The other big threat firms face beyond data breaches, Baron explained, is irrelevance. A BBC study evaluating different occupations and the likelihood of their tasks being automated found that accountants stood a 95 percent chance of automation.

“This is a little bit scary, or more than a little bit scary,” Baron told the audience, before offering some solace, courtesy of analysis from the latest World Economic Forum in Davos in January.

“[We need to] modify our thinking, and look at machine learning, robots, to supplement our work, so we add value and do less gruntwork. Don’t feel real bad about this, though there’s no question it will change how we operate in the future.”
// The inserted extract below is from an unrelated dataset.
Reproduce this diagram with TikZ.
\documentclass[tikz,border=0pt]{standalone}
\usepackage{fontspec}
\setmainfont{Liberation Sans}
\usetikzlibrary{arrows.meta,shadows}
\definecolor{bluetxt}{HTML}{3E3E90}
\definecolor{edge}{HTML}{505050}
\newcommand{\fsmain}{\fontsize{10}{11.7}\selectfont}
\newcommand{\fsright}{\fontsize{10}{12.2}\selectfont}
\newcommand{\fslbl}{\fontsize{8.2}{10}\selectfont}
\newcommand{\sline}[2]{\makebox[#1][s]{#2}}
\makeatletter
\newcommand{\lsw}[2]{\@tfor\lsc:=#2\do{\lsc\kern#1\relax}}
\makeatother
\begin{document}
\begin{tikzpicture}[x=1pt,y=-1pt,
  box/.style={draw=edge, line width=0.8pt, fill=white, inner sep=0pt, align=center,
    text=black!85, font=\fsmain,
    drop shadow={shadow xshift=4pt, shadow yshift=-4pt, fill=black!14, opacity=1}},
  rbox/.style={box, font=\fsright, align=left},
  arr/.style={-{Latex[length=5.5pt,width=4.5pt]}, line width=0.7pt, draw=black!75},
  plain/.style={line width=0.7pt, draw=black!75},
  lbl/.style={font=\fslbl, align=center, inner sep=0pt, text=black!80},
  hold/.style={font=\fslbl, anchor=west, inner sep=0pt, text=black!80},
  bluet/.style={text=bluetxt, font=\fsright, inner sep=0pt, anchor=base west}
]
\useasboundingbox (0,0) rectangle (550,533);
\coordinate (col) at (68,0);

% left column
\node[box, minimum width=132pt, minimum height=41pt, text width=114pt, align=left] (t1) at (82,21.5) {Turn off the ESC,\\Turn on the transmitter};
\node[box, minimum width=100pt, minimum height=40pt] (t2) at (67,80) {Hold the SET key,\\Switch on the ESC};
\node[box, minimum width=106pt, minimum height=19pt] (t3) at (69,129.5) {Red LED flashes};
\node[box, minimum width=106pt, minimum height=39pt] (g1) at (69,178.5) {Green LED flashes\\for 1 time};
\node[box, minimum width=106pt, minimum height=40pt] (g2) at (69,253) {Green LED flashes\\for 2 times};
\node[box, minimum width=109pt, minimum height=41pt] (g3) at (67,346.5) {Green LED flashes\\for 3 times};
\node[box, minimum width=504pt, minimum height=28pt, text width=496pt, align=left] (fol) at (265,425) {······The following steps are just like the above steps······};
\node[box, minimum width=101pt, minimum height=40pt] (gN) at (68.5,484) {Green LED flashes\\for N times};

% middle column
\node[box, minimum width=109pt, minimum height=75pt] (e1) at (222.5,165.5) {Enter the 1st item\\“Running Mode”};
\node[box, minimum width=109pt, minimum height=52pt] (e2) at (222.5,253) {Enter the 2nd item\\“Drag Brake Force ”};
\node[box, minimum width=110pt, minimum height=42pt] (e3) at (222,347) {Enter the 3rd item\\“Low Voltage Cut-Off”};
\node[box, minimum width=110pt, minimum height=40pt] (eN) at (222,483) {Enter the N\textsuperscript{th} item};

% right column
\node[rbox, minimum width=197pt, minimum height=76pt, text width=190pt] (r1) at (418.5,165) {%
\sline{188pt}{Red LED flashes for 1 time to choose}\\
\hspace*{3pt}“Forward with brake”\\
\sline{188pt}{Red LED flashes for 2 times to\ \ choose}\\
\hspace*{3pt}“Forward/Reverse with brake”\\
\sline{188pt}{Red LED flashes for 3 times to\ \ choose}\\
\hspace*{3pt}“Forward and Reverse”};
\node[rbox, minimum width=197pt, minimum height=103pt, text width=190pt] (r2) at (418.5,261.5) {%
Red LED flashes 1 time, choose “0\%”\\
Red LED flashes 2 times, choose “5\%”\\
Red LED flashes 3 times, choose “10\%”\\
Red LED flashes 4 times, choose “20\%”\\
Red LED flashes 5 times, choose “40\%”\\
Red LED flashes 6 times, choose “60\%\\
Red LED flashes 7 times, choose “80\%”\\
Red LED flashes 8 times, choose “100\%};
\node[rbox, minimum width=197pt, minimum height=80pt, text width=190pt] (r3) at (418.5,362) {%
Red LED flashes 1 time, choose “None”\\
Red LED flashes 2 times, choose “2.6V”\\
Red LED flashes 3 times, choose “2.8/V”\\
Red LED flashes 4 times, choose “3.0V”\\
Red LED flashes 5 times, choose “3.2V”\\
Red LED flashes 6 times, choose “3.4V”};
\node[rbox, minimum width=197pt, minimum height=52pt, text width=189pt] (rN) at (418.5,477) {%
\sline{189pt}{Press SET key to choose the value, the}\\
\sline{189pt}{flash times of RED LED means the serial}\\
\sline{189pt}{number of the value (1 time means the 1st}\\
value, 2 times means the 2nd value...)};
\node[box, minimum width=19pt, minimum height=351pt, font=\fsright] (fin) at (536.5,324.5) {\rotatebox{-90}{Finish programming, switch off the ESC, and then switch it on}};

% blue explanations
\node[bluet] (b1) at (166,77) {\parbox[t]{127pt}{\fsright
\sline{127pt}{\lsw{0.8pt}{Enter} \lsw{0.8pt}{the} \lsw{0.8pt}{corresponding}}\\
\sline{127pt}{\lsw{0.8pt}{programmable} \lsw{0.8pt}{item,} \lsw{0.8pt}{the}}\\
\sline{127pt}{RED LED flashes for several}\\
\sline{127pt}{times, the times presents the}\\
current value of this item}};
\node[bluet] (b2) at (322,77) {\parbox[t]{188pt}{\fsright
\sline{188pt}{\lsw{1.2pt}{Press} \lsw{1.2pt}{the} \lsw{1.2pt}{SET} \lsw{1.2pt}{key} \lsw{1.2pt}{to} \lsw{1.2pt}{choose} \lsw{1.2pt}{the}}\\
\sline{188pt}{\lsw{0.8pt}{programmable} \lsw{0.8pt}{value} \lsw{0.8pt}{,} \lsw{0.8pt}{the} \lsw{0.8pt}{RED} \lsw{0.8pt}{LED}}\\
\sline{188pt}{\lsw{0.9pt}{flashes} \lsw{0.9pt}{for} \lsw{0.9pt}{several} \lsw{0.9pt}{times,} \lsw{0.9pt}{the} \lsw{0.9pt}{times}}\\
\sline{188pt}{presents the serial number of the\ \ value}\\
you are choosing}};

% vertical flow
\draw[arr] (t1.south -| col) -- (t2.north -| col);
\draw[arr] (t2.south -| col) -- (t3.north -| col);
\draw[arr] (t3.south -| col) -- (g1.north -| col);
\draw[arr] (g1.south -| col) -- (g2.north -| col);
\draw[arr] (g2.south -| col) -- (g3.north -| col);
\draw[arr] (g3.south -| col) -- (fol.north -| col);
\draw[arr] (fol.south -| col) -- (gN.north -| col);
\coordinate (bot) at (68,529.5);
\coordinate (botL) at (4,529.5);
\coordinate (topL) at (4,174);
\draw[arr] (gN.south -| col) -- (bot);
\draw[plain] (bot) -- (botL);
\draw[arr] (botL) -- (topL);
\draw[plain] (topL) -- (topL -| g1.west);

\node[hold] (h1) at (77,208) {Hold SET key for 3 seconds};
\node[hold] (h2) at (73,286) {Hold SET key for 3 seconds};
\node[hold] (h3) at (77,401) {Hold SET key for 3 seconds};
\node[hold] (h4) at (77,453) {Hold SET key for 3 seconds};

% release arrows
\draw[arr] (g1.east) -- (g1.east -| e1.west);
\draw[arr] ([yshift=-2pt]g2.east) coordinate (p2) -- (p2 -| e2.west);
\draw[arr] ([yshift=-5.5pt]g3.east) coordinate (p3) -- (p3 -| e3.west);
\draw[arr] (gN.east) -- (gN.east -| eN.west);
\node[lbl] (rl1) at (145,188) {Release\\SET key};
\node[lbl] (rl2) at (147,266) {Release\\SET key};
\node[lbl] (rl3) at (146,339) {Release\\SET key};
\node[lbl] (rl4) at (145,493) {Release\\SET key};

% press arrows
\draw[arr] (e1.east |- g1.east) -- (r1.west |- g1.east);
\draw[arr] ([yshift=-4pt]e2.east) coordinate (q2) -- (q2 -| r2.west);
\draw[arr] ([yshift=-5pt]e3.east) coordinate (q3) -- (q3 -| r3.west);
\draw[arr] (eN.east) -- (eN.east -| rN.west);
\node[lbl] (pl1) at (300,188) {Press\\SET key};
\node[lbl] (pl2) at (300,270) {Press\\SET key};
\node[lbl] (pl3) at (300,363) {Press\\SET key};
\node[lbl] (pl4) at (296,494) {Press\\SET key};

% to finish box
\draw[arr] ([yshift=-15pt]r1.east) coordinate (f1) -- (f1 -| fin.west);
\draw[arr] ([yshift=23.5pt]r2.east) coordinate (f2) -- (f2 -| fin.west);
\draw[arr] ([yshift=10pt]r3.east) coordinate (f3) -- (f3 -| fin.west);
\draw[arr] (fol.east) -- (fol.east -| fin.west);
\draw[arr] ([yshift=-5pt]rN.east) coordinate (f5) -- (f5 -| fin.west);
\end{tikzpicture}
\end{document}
Accountants’ new role, then, is to simplify and transform knowledge work using these new tools like cognitive computing, artificial intelligence and blockchain.

Blockchain will be especially critical in the future of auditing, Baron explained, echoing a projection that was repeated throughout the two-day conference, especially during the annual “Technology Futures” keynote from Rick Richarson, CEO and founder of Richardson Media Technologies.
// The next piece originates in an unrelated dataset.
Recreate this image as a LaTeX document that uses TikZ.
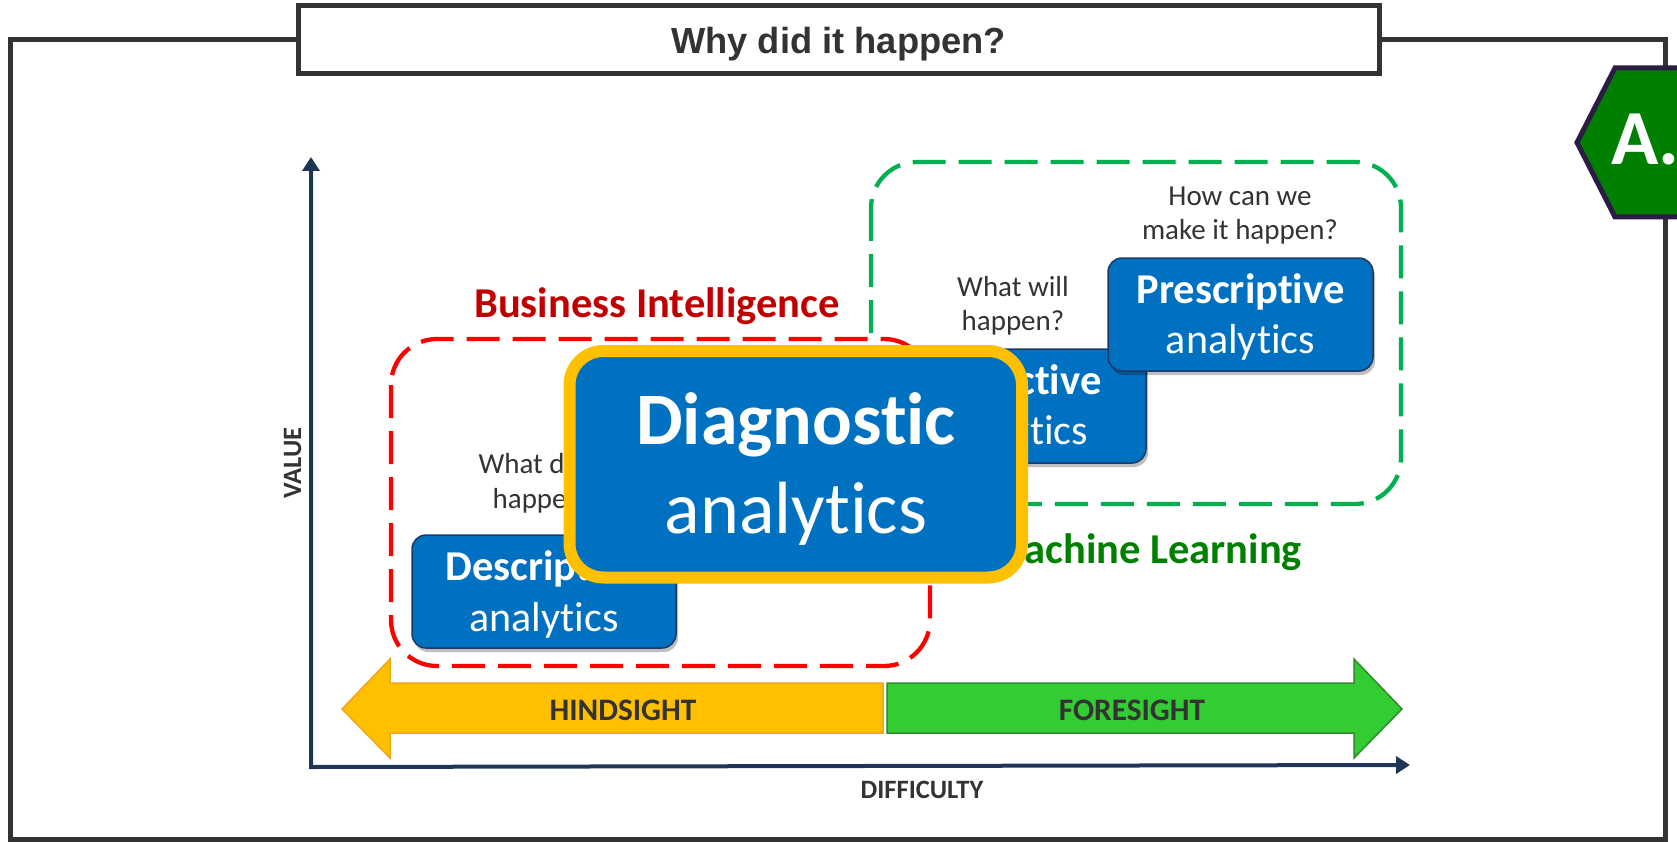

“Blockchain will be the biggest disruptor in the next 10 years,” Richardson said in his presentation to kick off the conference June 6, explaining that traceable audit trails, automated audit process and authentication will create “a new paradigm. Instead of separate, privately managed databases, [data] is recorded simultaneously in a shared ledger. Every transaction is recorded and financial records are guaranteed. Blockchain will reduce or eliminate the need for auditing resources and personnel will need to be blockchain experts.”

Both Richardson and Baron quoted a Thomson Reuters U.K. study in which only 4 percent of respondents selected blockchain as a disruptor with great impact 25 years from now. Richardson, half-jokingly, speculated that those 4 percent must also be the ones who actually understand the technology.
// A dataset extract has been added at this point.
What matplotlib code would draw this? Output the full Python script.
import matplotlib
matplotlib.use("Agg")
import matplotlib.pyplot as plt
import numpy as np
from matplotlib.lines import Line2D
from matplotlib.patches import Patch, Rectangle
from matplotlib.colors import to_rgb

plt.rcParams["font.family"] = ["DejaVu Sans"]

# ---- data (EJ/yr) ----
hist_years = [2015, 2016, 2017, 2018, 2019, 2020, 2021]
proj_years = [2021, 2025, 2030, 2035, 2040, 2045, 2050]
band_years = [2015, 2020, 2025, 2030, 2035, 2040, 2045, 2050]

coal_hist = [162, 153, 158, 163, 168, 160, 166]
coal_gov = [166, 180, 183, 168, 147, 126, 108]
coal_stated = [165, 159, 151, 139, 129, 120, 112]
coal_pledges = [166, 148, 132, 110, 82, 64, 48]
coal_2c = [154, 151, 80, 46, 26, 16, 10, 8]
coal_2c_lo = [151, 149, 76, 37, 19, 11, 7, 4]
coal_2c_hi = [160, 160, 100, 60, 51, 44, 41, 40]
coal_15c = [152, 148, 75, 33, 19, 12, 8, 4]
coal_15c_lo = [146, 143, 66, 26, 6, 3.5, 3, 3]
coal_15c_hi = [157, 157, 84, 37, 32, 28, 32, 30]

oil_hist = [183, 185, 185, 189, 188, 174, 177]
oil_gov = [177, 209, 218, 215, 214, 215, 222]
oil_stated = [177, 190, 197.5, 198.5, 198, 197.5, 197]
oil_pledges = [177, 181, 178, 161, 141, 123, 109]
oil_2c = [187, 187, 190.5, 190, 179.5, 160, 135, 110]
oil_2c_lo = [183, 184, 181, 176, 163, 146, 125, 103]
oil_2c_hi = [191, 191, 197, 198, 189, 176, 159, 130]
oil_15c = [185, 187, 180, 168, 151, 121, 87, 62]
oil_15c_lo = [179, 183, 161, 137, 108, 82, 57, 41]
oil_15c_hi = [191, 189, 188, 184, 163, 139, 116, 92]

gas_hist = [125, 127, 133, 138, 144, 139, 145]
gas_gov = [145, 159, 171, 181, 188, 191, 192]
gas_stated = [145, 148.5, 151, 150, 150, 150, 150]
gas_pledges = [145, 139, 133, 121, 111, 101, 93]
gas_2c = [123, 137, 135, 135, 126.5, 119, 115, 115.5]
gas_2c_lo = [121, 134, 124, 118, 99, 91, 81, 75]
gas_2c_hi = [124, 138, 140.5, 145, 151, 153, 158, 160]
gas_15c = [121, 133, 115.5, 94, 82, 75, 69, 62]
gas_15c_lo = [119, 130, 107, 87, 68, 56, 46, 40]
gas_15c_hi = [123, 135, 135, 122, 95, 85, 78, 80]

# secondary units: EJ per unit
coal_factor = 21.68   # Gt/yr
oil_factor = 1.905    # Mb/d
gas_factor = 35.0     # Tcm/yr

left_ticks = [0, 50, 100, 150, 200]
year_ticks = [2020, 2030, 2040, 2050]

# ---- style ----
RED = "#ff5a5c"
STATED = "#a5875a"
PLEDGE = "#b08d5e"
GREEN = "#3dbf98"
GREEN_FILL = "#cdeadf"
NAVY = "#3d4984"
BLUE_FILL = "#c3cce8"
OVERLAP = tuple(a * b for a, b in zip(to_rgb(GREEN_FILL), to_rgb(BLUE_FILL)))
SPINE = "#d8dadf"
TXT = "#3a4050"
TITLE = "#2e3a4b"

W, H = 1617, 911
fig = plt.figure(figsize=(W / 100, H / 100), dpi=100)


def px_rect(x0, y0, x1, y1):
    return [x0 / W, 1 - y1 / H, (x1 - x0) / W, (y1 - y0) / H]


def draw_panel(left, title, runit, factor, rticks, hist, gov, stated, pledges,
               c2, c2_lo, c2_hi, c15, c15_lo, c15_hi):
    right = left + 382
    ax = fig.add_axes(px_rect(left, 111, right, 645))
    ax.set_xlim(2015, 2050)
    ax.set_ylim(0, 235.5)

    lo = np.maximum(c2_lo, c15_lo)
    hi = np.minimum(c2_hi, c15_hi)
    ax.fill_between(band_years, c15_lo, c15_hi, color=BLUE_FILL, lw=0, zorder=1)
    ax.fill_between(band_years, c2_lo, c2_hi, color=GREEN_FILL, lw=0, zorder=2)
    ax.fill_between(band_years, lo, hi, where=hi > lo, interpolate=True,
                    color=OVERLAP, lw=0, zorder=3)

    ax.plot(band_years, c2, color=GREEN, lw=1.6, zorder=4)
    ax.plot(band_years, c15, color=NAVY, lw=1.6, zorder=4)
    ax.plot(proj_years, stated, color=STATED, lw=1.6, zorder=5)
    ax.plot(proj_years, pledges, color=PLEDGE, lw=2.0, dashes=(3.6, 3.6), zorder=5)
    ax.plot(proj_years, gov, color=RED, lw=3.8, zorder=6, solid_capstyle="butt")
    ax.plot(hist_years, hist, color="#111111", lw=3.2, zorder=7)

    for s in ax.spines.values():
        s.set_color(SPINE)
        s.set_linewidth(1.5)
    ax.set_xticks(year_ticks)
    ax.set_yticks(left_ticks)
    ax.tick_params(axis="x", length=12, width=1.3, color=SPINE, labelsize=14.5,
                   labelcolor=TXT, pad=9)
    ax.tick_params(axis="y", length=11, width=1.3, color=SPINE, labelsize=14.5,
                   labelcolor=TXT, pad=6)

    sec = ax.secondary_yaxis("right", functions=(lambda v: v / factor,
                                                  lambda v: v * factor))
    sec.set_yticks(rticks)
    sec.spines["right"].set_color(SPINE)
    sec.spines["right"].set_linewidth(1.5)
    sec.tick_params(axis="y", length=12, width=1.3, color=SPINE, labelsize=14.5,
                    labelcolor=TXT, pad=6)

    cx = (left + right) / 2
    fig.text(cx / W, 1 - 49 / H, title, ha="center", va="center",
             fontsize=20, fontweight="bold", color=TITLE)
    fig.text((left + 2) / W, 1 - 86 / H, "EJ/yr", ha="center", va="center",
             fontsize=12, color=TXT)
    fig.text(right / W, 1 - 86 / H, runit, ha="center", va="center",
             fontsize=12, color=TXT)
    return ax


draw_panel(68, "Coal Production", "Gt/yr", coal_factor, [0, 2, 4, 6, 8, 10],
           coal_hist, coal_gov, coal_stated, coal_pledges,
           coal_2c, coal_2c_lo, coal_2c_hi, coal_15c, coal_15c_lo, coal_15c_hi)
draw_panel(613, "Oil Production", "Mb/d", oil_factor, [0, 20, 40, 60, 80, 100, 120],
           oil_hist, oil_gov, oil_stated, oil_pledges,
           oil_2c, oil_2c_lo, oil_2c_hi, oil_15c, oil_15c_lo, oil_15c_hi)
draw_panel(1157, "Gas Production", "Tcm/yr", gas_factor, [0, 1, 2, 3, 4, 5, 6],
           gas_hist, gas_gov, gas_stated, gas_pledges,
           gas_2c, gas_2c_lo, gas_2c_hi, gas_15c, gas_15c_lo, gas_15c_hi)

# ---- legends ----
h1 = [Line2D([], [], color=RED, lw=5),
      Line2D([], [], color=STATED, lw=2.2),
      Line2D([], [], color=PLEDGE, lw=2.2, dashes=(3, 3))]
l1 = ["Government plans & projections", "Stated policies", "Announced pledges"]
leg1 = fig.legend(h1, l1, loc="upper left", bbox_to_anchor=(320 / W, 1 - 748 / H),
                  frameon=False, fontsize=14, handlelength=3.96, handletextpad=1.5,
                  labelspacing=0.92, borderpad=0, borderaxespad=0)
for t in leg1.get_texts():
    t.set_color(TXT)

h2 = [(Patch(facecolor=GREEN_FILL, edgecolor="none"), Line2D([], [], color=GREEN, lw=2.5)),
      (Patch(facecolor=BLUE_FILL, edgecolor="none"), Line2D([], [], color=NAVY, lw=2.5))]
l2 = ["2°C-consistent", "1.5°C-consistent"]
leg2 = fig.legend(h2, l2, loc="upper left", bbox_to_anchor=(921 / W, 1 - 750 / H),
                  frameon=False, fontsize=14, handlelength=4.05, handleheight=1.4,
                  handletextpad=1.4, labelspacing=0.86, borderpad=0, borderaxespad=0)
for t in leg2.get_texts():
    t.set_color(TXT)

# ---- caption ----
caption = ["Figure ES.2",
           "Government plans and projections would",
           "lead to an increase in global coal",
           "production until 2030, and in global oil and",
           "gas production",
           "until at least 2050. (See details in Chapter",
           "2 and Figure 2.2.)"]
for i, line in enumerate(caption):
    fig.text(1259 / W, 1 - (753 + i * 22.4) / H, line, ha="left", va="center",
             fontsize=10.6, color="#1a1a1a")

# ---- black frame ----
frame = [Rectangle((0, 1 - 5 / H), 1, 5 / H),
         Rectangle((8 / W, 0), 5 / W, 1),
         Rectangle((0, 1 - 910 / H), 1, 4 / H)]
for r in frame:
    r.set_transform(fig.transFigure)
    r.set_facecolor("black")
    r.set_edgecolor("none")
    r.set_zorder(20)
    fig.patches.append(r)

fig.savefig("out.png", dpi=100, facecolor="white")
As Baron explained, blockchain started with bitcoin, which used the coding for cryptographic currency, but is now used for file storage, identity management, copyright management, and many other applications, including audits.

Baron and Richardson expect blockchain, along with machine learning and AI, to follow the adoption trends of the technology that came before it—which means, when it comes to accounting firms, a slow but steady curve.

Baron shared a Thomson Reuters Ultra Tax CS survey comparing dominant methods of providing returns to clients in 2017 versus 2010. This year, 11 percent used personal client portals, compared to 5 percent in 2010; 23 percent used electronic (non-portal) methods, compared to 7 percent; and 66 percent were still using paper, though down from 88 percent in 2010.
“The profession has evolved over the last 15 years—you’re doing things much different,” Baron said. “It will evolve much further and faster in the next 15 years. Opportunities abound.”

Some of these of these opportunities have existed for years. As the survey also found, 14 percent of firms use cloud technology for tax and accounting, 39 percent use portals for any clients, 66 percent use document management software, and 63 percent have a website. Regarding that last statistic, “sometimes I have to pinch myself to remind myself what year this is,” Baron shared. “[Customers] are used to going to websites, it’s the way they operate. The impression they have, reaching out and not finding you have a website—it’s not positive.”

Likewise, “as a profession, we should be well past the cloud, social and mobile,” Baron said. “Am I going to be disrupted, or am I going to take advantage of the opportunity?”